I wouldn't want your child to hear it from someone else. Ease into the situation and feel out how she does.

Good Luck.


Well-Known Member
I think Im in the camp of telling her closer to when you may be seeing them. I dont think I would tell her right now but maybe a week or two before you might be seeing them. Give her a chance to process the info.

I would also just give her some very basic info...nothing at all tragic. Just something like "honey, your little friend susie had a bad accident and the doctors did all they could to save her but (insert your higher power here) needed her more with him/her so now she is happy playing and watching over everyone."


New Member
I also went through it with easy child.
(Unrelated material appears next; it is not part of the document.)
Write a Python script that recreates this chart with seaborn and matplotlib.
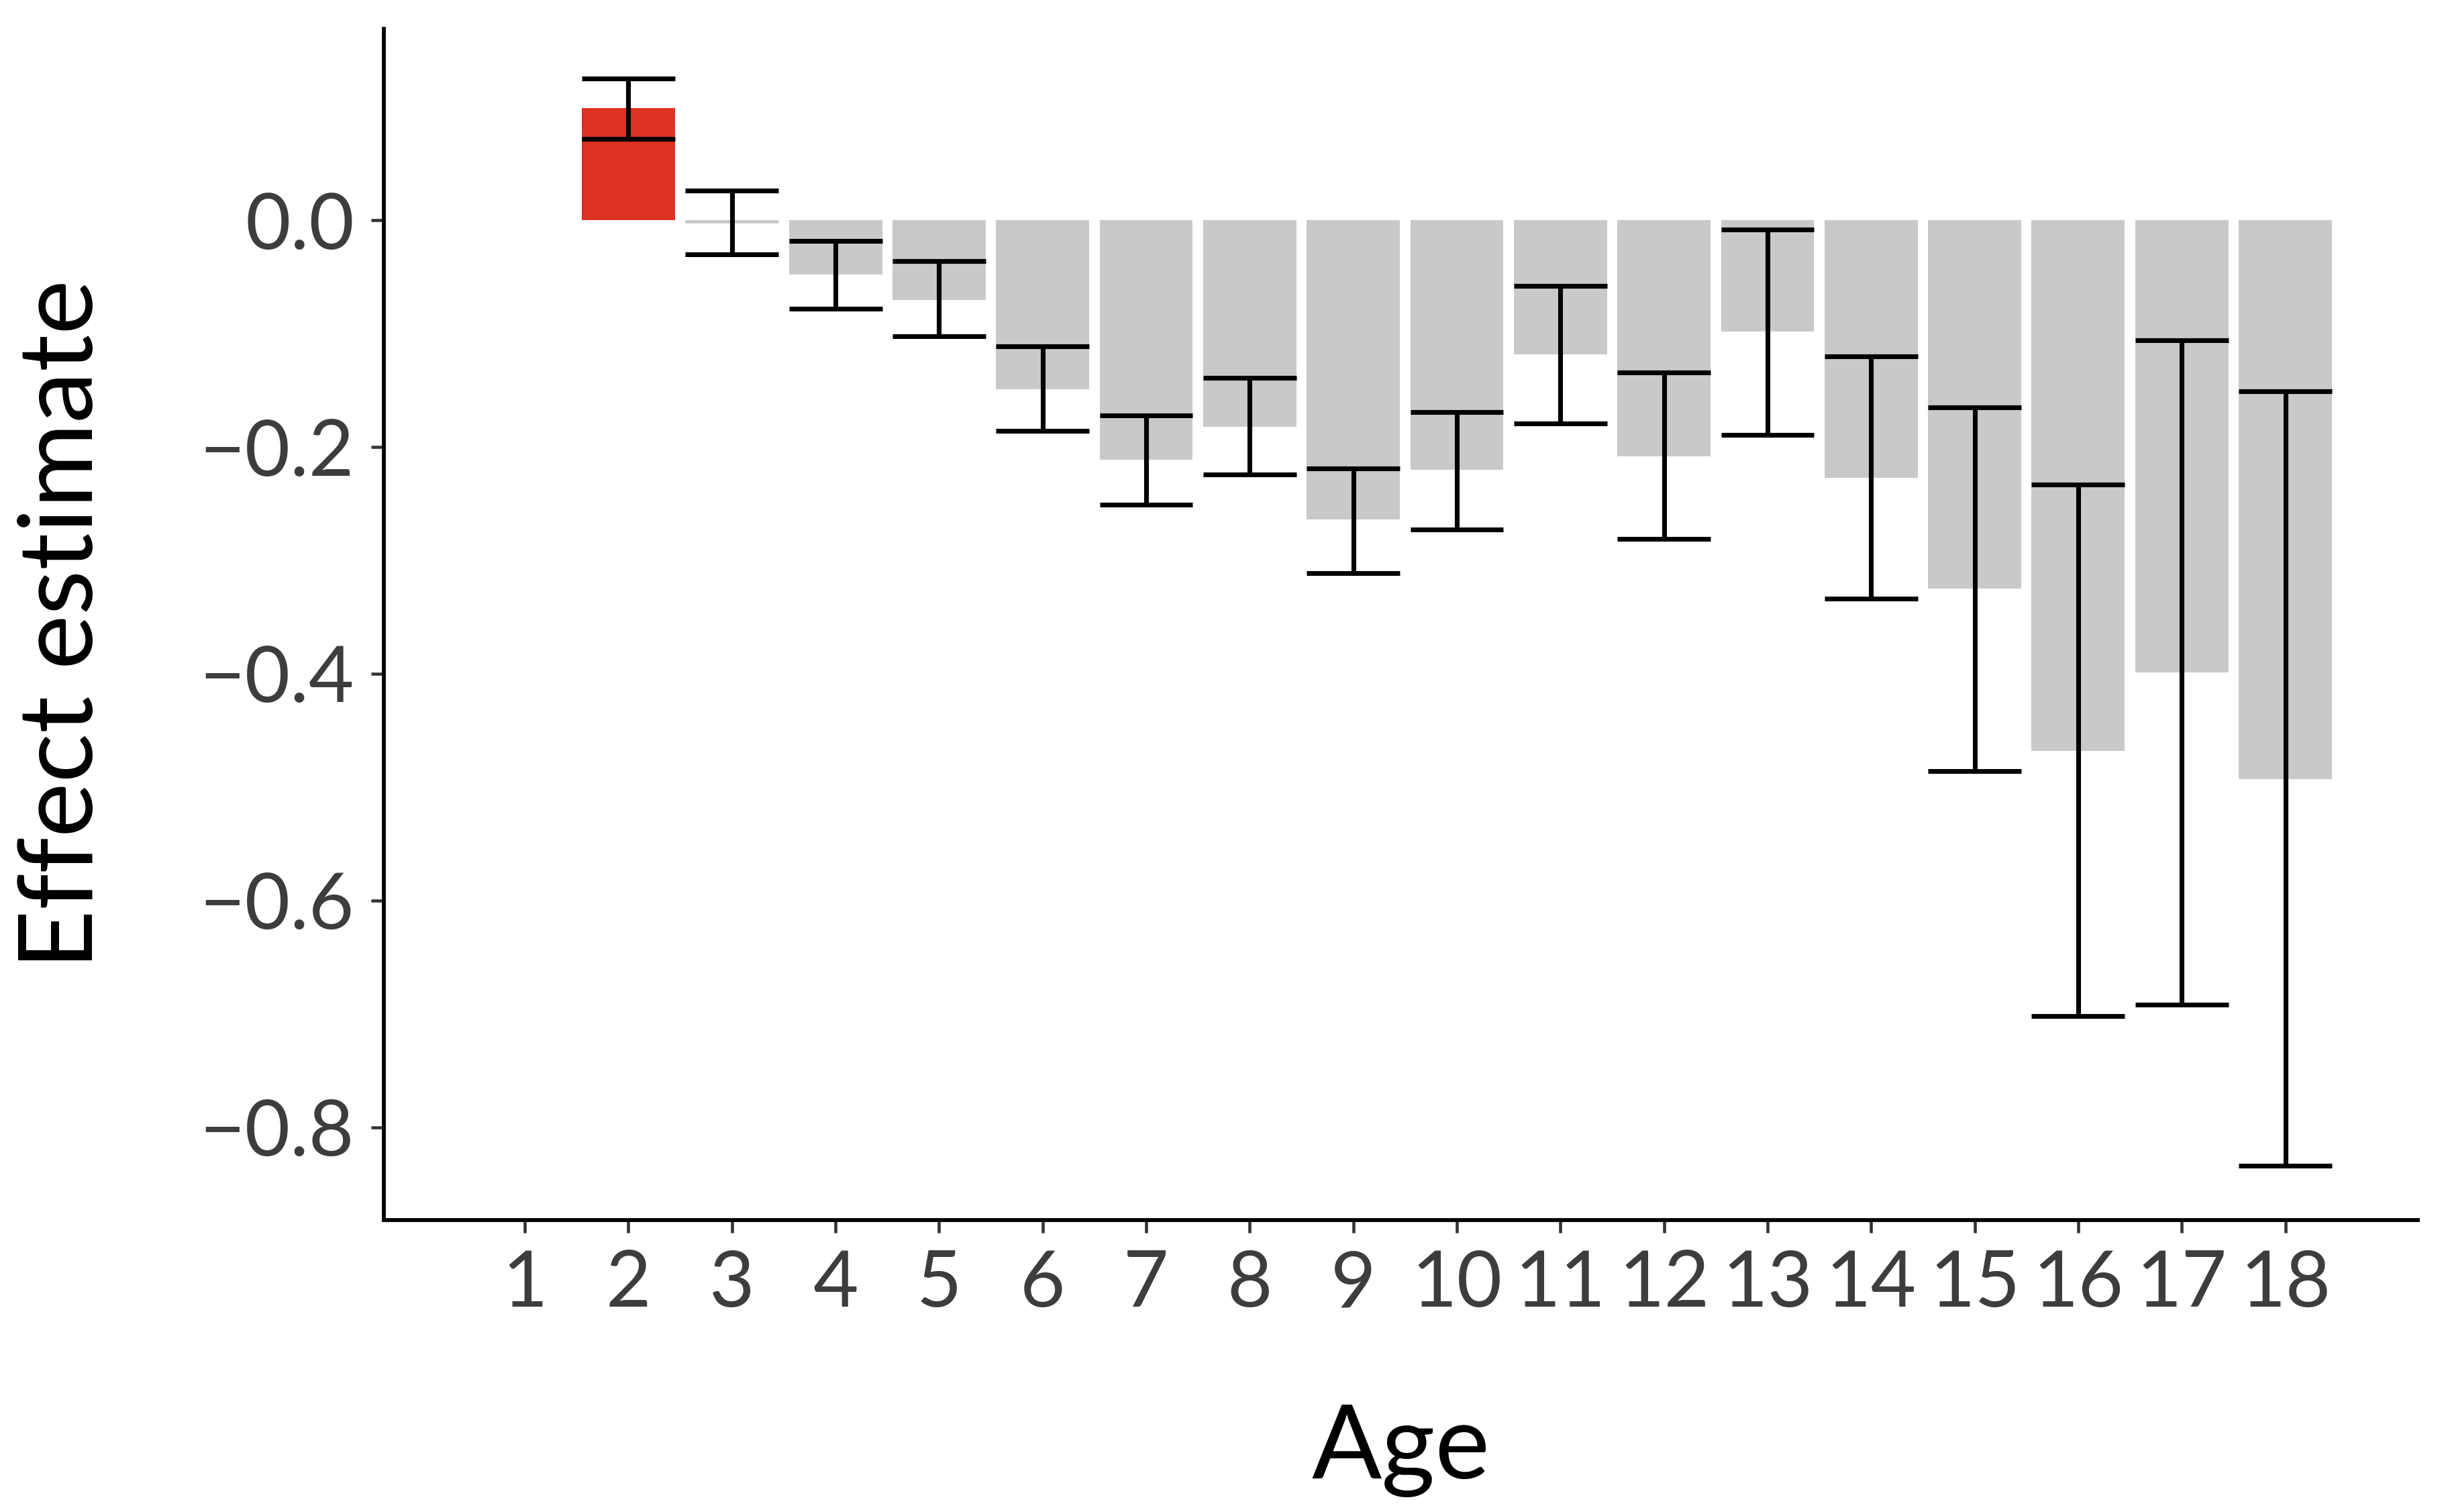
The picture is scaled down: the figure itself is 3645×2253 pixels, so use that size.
"""
Effect estimate by age
"""

import matplotlib
matplotlib.use('Agg')
import matplotlib.pyplot as plt
import seaborn as sns
import numpy as np
import pandas as pd

# Values
age = [2, 3, 4, 5, 6, 7, 8, 9, 10, 11, 12, 13, 14, 15, 16, 17, 18]
estimate = [0.099, -0.003, -0.048, -0.070, -0.149, -0.211, -0.182, -0.264, -0.220,
            -0.118, -0.208, -0.098, -0.227, -0.325, -0.468, -0.399, -0.493]
ci_low = [0.072, -0.030, -0.078, -0.102, -0.186, -0.251, -0.224, -0.311, -0.273,
          -0.179, -0.281, -0.189, -0.334, -0.486, -0.702, -0.692, -0.834]
ci_high = [0.125, 0.026, -0.018, -0.036, -0.111, -0.172, -0.139, -0.219, -0.169,
           -0.058, -0.134, -0.008, -0.120, -0.165, -0.233, -0.106, -0.151]
age_ticks = list(range(1, 19))
highlight_age = 2

df = pd.DataFrame({'Age': age, 'Estimate': estimate, 'Low': ci_low, 'High': ci_high})
palette = {a: ('#DE3224' if a == highlight_age else '#C9C9C9') for a in age}

sns.set_style('white')
plt.rcParams['font.family'] = ['Lato', 'DejaVu Sans']

fig = plt.figure(figsize=(12.15, 7.51), dpi=300)
ax = fig.add_axes([0.157, 0.193, 0.8315, 0.788])

sns.barplot(data=df, x='Age', y='Estimate', hue='Age', palette=palette,
            native_scale=True, width=0.9, legend=False, ax=ax, saturation=1,
            errorbar=None, linewidth=0)

# Error bars: stem plus caps the width of the bar
ax.vlines(df['Age'], df['Low'], df['High'], color='black', linewidth=1.7, zorder=3)
ax.hlines(df['Low'], df['Age'] - 0.45, df['Age'] + 0.45, color='black', linewidth=1.7, zorder=3)
ax.hlines(df['High'], df['Age'] - 0.45, df['Age'] + 0.45, color='black', linewidth=1.7, zorder=3)

ax.set_xlim(-0.36, 19.28)
ax.set_ylim(-0.882, 0.169)
ax.set_xticks(age_ticks)
ax.set_xticklabels([str(a) for a in age_ticks])
ax.set_yticks([0.0, -0.2, -0.4, -0.6, -0.8])
ax.set_yticklabels(['0.0', '\u22120.2', '\u22120.4', '\u22120.6', '\u22120.8'])

sns.despine(ax=ax)
for side in ['left', 'bottom']:
    ax.spines[side].set_color('black')
    ax.spines[side].set_linewidth(1.4)

ax.tick_params(axis='both', which='both', length=4.6, width=1.1, color='#333333',
               labelsize=28, labelcolor='#3d3d3d', direction='out', pad=6,
               left=True, bottom=True)

ax.set_xlabel('Age', fontsize=37, color='black', labelpad=30)
ax.set_ylabel('Effect estimate', fontsize=37, color='black', labelpad=32)

plt.savefig('out.png', dpi=300)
She was about the same age. Several people we knew passed including a neighbor man that lived across the street. Five year olds don't really get it, so they make up their own way. Mine manifested in anger at me. She kept telling me she was going to run away. She didn't really even know that concept either. A friend who is an LICSW told me it's just because she knows that her anger can come out in front of me and I'm not going anywhere. I am also in the camp of telling her closer to the time you would see the family and keep the info to a minimum. If you have trouble the local hospice has coloring books and stuff like that too.
I do know a lady who obsessively reminded her five year old of how her friend died in a train accident. I believe that if the woman had stopped reminding the girl over and over it would have been easier for the child. She still does it today and the girl is 16.